For every relationship in life that didn’t work out, for every time I have felt dejected, and for each instance in which I have failed, I have frantically tried (in my head) to hold myself, or others, responsible. While introspection and soul searching is generally a good thing, and has helped me on many occasions, there is such a thing as too much of it. There’s a certain calmness and profundity about accepting things the way they are, acknowledging them as they stand today without beating yourself up about it, and without secretly blaming someone else, either.

A month of positivity

To me, this blessed month has always rekindled hope and brought positivity, and this year comes with me needing a fresh perspective on things perhaps more than before. In the last ten nights of Ramadan I will be looking for the genuine contentment that comes only from the belief that every experience that you went through was destined for you.

And that even though it may not seem so, in the grand scheme of things it was somehow the best thing that could have happened to you. Truly having faith that every challenge in life has positive connotations and consequences — no matter how contrary it may seem — is wonderfully liberating. I will take this opportunity to share a beautiful line from the Quran: “But perhaps you hate a thing and it is good for you; and perhaps you love a thing and it is bad for you. And Allah Knows, while you know not.” (Surah Al Baqarah 2:216).

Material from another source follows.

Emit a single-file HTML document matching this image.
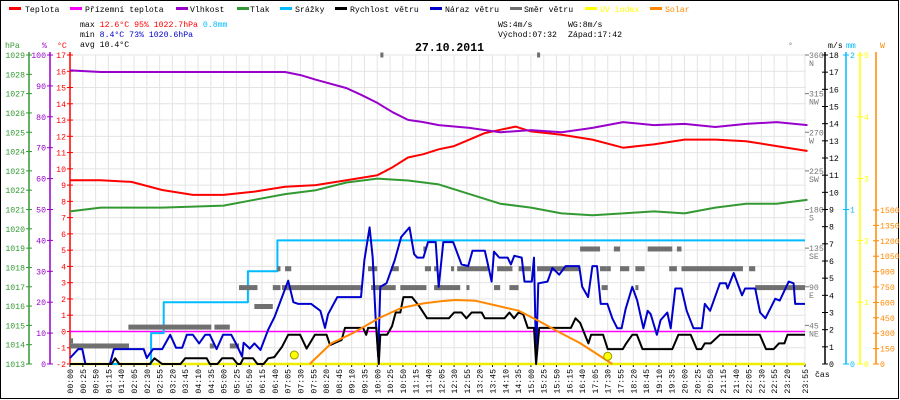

Even though tough times test us and bring us pain they do form an integral part of our life experience, and we are the better for them. True happiness and healing is in learning to be truly thankful for them. Moreover, we tend to dwell on the little hills that are our problems in life — and each one of us has those. But in the process we ignore the mountains of blessings that have been bestowed upon us. This Ramadan I want to give genuine thanks for every gift my Creator has given me that I have neither acknowledged nor been grateful for. It is a time to connect with Him with a certainty that every time we call out to Him, He listens.

As the sweetness of the imam’s recitation during taraweeh prayers warms my heart, I feel that distinct Ramadan feeling, an inexplicable joy that can’t be put into words. Here’s hoping that this Ramadan will be better than the ones gone by, and that I am able to savour every moment of this month that slips by too quickly, leaving us to wonder whether we did in fact make the most of it.

Mehmudah Rehman is a freelance writer based in Dubai.